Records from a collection
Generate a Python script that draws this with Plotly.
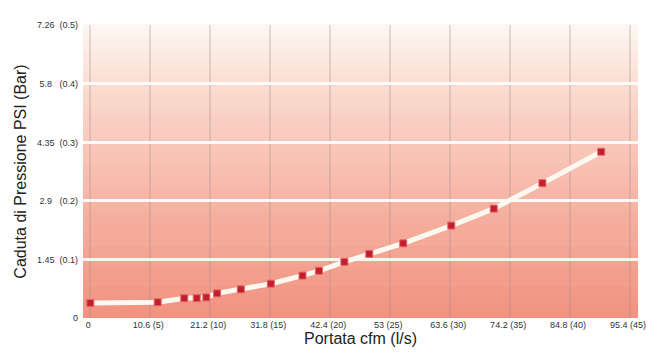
import plotly.graph_objects as go

# flow (cfm) vs pressure drop (PSI)
portata_cfm = [0, 11.9, 16.6, 18.8, 20.5, 22.4, 26.6, 31.9, 37.5, 40.4,
               44.9, 49.3, 55.3, 63.8, 71.3, 79.9, 90.3]
caduta_psi = [0.37, 0.39, 0.49, 0.49, 0.51, 0.61, 0.71, 0.85, 1.05, 1.17,
              1.39, 1.59, 1.85, 2.29, 2.71, 3.34, 4.12]

x_ticks = [0, 10.6, 21.2, 31.8, 42.4, 53, 63.6, 74.2, 84.8, 95.4]
x_labels = ['0', '10.6 (5)', '21.2 (10)', '31.8 (15)', '42.4 (20)', '53 (25)',
            '63.6 (30)', '74.2 (35)', '84.8 (40)', '95.4 (45)']
y_ticks = [0, 1.45, 2.9, 4.35, 5.8, 7.26]
y_labels = ['0', '1.45  (0.1)', '2.9   (0.2)', '4.35  (0.3)', '5.8   (0.4)', '7.26  (0.5)']

tick_font = dict(family='Liberation Sans, Arial, sans-serif', size=9, color='#333333')

fig = go.Figure()
fig.add_trace(go.Scatter(x=portata_cfm, y=caduta_psi, mode='lines+markers',
                         line=dict(color='#fff8f0', width=5),
                         marker=dict(symbol='square', size=7, color='#c41e2e',
                                     line=dict(width=1, color='#e06a66')),
                         showlegend=False, hoverinfo='x+y'))

# background gradient, pale at the top, salmon at the bottom
stops = [(0.0, (242, 146, 128)), (0.35, (246, 176, 160)), (0.7, (250, 210, 198)),
         (0.85, (252, 228, 218)), (1.0, (254, 248, 244))]
n = 60
for i in range(n):
    t = (i + 0.5) / n
    for (a, ca), (b, cb) in zip(stops[:-1], stops[1:]):
        if a <= t <= b:
            f = (t - a) / (b - a)
            c = tuple(int(ca[k] + (cb[k] - ca[k]) * f) for k in range(3))
            break
    fig.add_shape(type='rect', xref='x domain', yref='y domain',
                  x0=0, x1=1, y0=i / n, y1=(i + 1) / n + 0.002,
                  fillcolor='rgb(%d,%d,%d)' % c, line=dict(width=0), layer='below')

# page body has an 8px margin, so the figure is a little smaller than the window
fig.update_layout(
    width=650, height=348,
    margin=dict(l=67, r=13, t=13, b=38),
    paper_bgcolor='white', plot_bgcolor='rgba(0,0,0,0)',
    font=dict(family='Liberation Sans, Arial, sans-serif', color='#222222'),
)
fig.update_xaxes(range=[-1.3, 96.8], tickvals=x_ticks, ticktext=x_labels,
                 tickfont=tick_font, ticklabeloverflow='allow', ticklabelshift=-2,
                 showgrid=True, gridcolor='rgba(160,140,140,0.28)', gridwidth=1.5,
                 zeroline=False, showline=False, ticks='',
                 title=dict(text='Portata cfm (l/s)', font=dict(size=16), standoff=3))
fig.update_yaxes(range=[0, 7.26], tickvals=y_ticks, ticktext=y_labels,
                 tickfont=tick_font,
                 showgrid=True, gridcolor='rgba(255,255,255,0.9)', gridwidth=2.5,
                 zeroline=False, showline=False, ticks='', ticklabelstandoff=4,
                 title=dict(text='Caduta di Pressione PSI (Bar)', font=dict(size=16), standoff=6))

fig.write_html("out.html")
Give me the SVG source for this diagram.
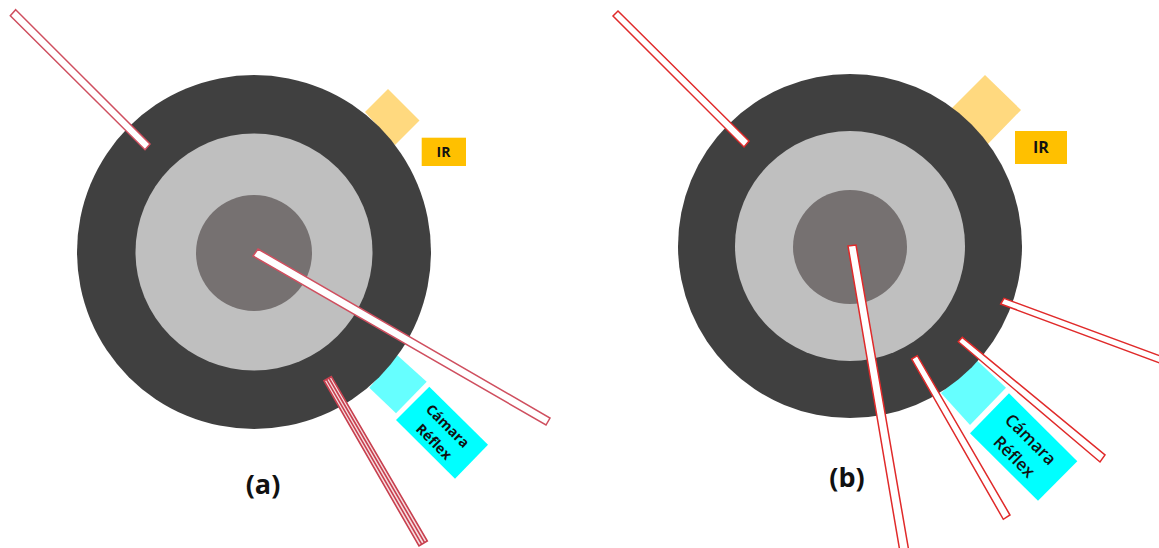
<svg xmlns="http://www.w3.org/2000/svg" width="1159" height="548" viewBox="0 0 1159 548">
<style>
.outer{fill:#404040}.mid{fill:#bfbfbf}.inner{fill:#767171}
.ysoft{fill:#ffd97f}.ybox{fill:#ffc000}.csoft{fill:#66ffff}.cbox{fill:#00ffff}
.tl{fill:#fff;stroke:#cf4f5f;stroke-width:1.5}
.tr{fill:#fff;stroke:#e02a2a;stroke-width:1.5}
.bl{fill:#f6dde0;stroke:#c8404f;stroke-width:1.6}
text{font-family:"Open Sans","Liberation Sans",sans-serif;fill:#111;text-anchor:middle}
.b{font-weight:700}
</style>
<rect width="1159" height="548" fill="#fff"/>
<g id="panel-a">
<g id="ir-source-a"><polygon class="ysoft" points="388,89 419.5,120.5 395,145 365,112"/></g>
<g id="camera-beam-a"><polygon class="csoft" points="397,355 426.7,381.7 396,413.3 369.3,387.7"/></g>
<g id="disc-a"><circle class="outer" cx="254" cy="252" r="177"/><circle class="mid" cx="254" cy="252" r="118.5"/><circle class="inner" cx="254" cy="253" r="58"/></g>
<g id="ir-label-a"><rect class="ybox" x="421.7" y="137.7" width="44.3" height="28.3"/><text class="b" x="443.5" y="157" font-size="14">IR</text></g>
<g id="camera-a"><polygon class="cbox" points="429.3,386.7 488,444.7 455,478.7 396,420"/>
<text class="b" transform="translate(447.7,426) rotate(45)" y="5" font-size="14">Cámara</text>
<text class="b" transform="translate(434,441.7) rotate(45)" y="5" font-size="14">Réflex</text></g>
<text id="label-a" class="b" x="263" y="494" font-size="27">(a)</text>
</g>
<g id="panel-b">
<g id="ir-source-b"><polygon class="ysoft" points="985,75 1021,110 985,147 952,108"/></g>
<g id="camera-beam-b"><polygon class="csoft" points="977.3,360.7 1006,387.7 970,425 941,393"/></g>
<g id="disc-b"><circle class="outer" cx="850" cy="246" r="172"/><circle class="mid" cx="850" cy="246" r="115"/><circle class="inner" cx="850" cy="247" r="57"/></g>
<g id="ir-label-b"><rect class="ybox" x="1015" y="131" width="52" height="33"/><text class="b" x="1041" y="153" font-size="16">IR</text></g>
<g id="camera-b"><polygon class="cbox" points="1009,393.3 1077.3,461.3 1038,500.7 970,433.3"/>
<text transform="translate(1030.7,439.3) rotate(45)" y="6" font-size="17" font-weight="600">Cámara</text>
<text transform="translate(1014.3,456.7) rotate(45)" y="6" font-size="17" font-weight="600">Réflex</text></g>
<text id="label-b" class="b" x="847" y="487" font-size="27">(b)</text>
</g>
<g id="connectors">
<polygon class="tl" points="15.7,9.7 150,144 145,149.7 10.3,15.7"/>
<polygon class="tl" points="258,249 550,418 546,425 253,256"/>
<polygon class="bl" points="324,380.7 331.3,376.7 427.3,541 419,546"/>
<path class="bl" fill="none" d="M326.4,379.4L421.8,544.3M328.9,378L424.6,542.6"/>
<polygon class="tr" points="618,11 749,141 744,147 613,16"/>
<polygon class="tr" points="848,246 856,245 909,552 900,552"/>
<polygon class="tr" points="1000.7,304 1004,298.3 1165,357.7 1165,365"/>
<polygon class="tr" points="958.3,341.7 962.3,337.3 1105,455 1100,462"/>
<polygon class="tr" points="911.7,359 917.3,355.7 1010,515 1003.3,519.3"/>
</g>
</svg>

Short problem — Extract the text of all the records above verbatim, excluding pictures.

Task result —
Generate a Python script that draws this with Plotly.
import plotly.graph_objects as go

# flow (cfm) vs pressure drop (PSI)
portata_cfm = [0, 11.9, 16.6, 18.8, 20.5, 22.4, 26.6, 31.9, 37.5, 40.4,
               44.9, 49.3, 55.3, 63.8, 71.3, 79.9, 90.3]
caduta_psi = [0.37, 0.39, 0.49, 0.49, 0.51, 0.61, 0.71, 0.85, 1.05, 1.17,
              1.39, 1.59, 1.85, 2.29, 2.71, 3.34, 4.12]

x_ticks = [0, 10.6, 21.2, 31.8, 42.4, 53, 63.6, 74.2, 84.8, 95.4]
x_labels = ['0', '10.6 (5)', '21.2 (10)', '31.8 (15)', '42.4 (20)', '53 (25)',
            '63.6 (30)', '74.2 (35)', '84.8 (40)', '95.4 (45)']
y_ticks = [0, 1.45, 2.9, 4.35, 5.8, 7.26]
y_labels = ['0', '1.45  (0.1)', '2.9   (0.2)', '4.35  (0.3)', '5.8   (0.4)', '7.26  (0.5)']

tick_font = dict(family='Liberation Sans, Arial, sans-serif', size=9, color='#333333')

fig = go.Figure()
fig.add_trace(go.Scatter(x=portata_cfm, y=caduta_psi, mode='lines+markers',
                         line=dict(color='#fff8f0', width=5),
                         marker=dict(symbol='square', size=7, color='#c41e2e',
                                     line=dict(width=1, color='#e06a66')),
                         showlegend=False, hoverinfo='x+y'))

# background gradient, pale at the top, salmon at the bottom
stops = [(0.0, (242, 146, 128)), (0.35, (246, 176, 160)), (0.7, (250, 210, 198)),
         (0.85, (252, 228, 218)), (1.0, (254, 248, 244))]
n = 60
for i in range(n):
    t = (i + 0.5) / n
    for (a, ca), (b, cb) in zip(stops[:-1], stops[1:]):
        if a <= t <= b:
            f = (t - a) / (b - a)
            c = tuple(int(ca[k] + (cb[k] - ca[k]) * f) for k in range(3))
            break
    fig.add_shape(type='rect', xref='x domain', yref='y domain',
                  x0=0, x1=1, y0=i / n, y1=(i + 1) / n + 0.002,
                  fillcolor='rgb(%d,%d,%d)' % c, line=dict(width=0), layer='below')

# page body has an 8px margin, so the figure is a little smaller than the window
fig.update_layout(
    width=650, height=348,
    margin=dict(l=67, r=13, t=13, b=38),
    paper_bgcolor='white', plot_bgcolor='rgba(0,0,0,0)',
    font=dict(family='Liberation Sans, Arial, sans-serif', color='#222222'),
)
fig.update_xaxes(range=[-1.3, 96.8], tickvals=x_ticks, ticktext=x_labels,
                 tickfont=tick_font, ticklabeloverflow='allow', ticklabelshift=-2,
                 showgrid=True, gridcolor='rgba(160,140,140,0.28)', gridwidth=1.5,
                 zeroline=False, showline=False, ticks='',
                 title=dict(text='Portata cfm (l/s)', font=dict(size=16), standoff=3))
fig.update_yaxes(range=[0, 7.26], tickvals=y_ticks, ticktext=y_labels,
                 tickfont=tick_font,
                 showgrid=True, gridcolor='rgba(255,255,255,0.9)', gridwidth=2.5,
                 zeroline=False, showline=False, ticks='', ticklabelstandoff=4,
                 title=dict(text='Caduta di Pressione PSI (Bar)', font=dict(size=16), standoff=6))

fig.write_html("out.html")
Give me the SVG source for this diagram.
<svg xmlns="http://www.w3.org/2000/svg" width="1159" height="548" viewBox="0 0 1159 548">
<style>
.outer{fill:#404040}.mid{fill:#bfbfbf}.inner{fill:#767171}
.ysoft{fill:#ffd97f}.ybox{fill:#ffc000}.csoft{fill:#66ffff}.cbox{fill:#00ffff}
.tl{fill:#fff;stroke:#cf4f5f;stroke-width:1.5}
.tr{fill:#fff;stroke:#e02a2a;stroke-width:1.5}
.bl{fill:#f6dde0;stroke:#c8404f;stroke-width:1.6}
text{font-family:"Open Sans","Liberation Sans",sans-serif;fill:#111;text-anchor:middle}
.b{font-weight:700}
</style>
<rect width="1159" height="548" fill="#fff"/>
<g id="panel-a">
<g id="ir-source-a"><polygon class="ysoft" points="388,89 419.5,120.5 395,145 365,112"/></g>
<g id="camera-beam-a"><polygon class="csoft" points="397,355 426.7,381.7 396,413.3 369.3,387.7"/></g>
<g id="disc-a"><circle class="outer" cx="254" cy="252" r="177"/><circle class="mid" cx="254" cy="252" r="118.5"/><circle class="inner" cx="254" cy="253" r="58"/></g>
<g id="ir-label-a"><rect class="ybox" x="421.7" y="137.7" width="44.3" height="28.3"/><text class="b" x="443.5" y="157" font-size="14">IR</text></g>
<g id="camera-a"><polygon class="cbox" points="429.3,386.7 488,444.7 455,478.7 396,420"/>
<text class="b" transform="translate(447.7,426) rotate(45)" y="5" font-size="14">Cámara</text>
<text class="b" transform="translate(434,441.7) rotate(45)" y="5" font-size="14">Réflex</text></g>
<text id="label-a" class="b" x="263" y="494" font-size="27">(a)</text>
</g>
<g id="panel-b">
<g id="ir-source-b"><polygon class="ysoft" points="985,75 1021,110 985,147 952,108"/></g>
<g id="camera-beam-b"><polygon class="csoft" points="977.3,360.7 1006,387.7 970,425 941,393"/></g>
<g id="disc-b"><circle class="outer" cx="850" cy="246" r="172"/><circle class="mid" cx="850" cy="246" r="115"/><circle class="inner" cx="850" cy="247" r="57"/></g>
<g id="ir-label-b"><rect class="ybox" x="1015" y="131" width="52" height="33"/><text class="b" x="1041" y="153" font-size="16">IR</text></g>
<g id="camera-b"><polygon class="cbox" points="1009,393.3 1077.3,461.3 1038,500.7 970,433.3"/>
<text transform="translate(1030.7,439.3) rotate(45)" y="6" font-size="17" font-weight="600">Cámara</text>
<text transform="translate(1014.3,456.7) rotate(45)" y="6" font-size="17" font-weight="600">Réflex</text></g>
<text id="label-b" class="b" x="847" y="487" font-size="27">(b)</text>
</g>
<g id="connectors">
<polygon class="tl" points="15.7,9.7 150,144 145,149.7 10.3,15.7"/>
<polygon class="tl" points="258,249 550,418 546,425 253,256"/>
<polygon class="bl" points="324,380.7 331.3,376.7 427.3,541 419,546"/>
<path class="bl" fill="none" d="M326.4,379.4L421.8,544.3M328.9,378L424.6,542.6"/>
<polygon class="tr" points="618,11 749,141 744,147 613,16"/>
<polygon class="tr" points="848,246 856,245 909,552 900,552"/>
<polygon class="tr" points="1000.7,304 1004,298.3 1165,357.7 1165,365"/>
<polygon class="tr" points="958.3,341.7 962.3,337.3 1105,455 1100,462"/>
<polygon class="tr" points="911.7,359 917.3,355.7 1010,515 1003.3,519.3"/>
</g>
</svg>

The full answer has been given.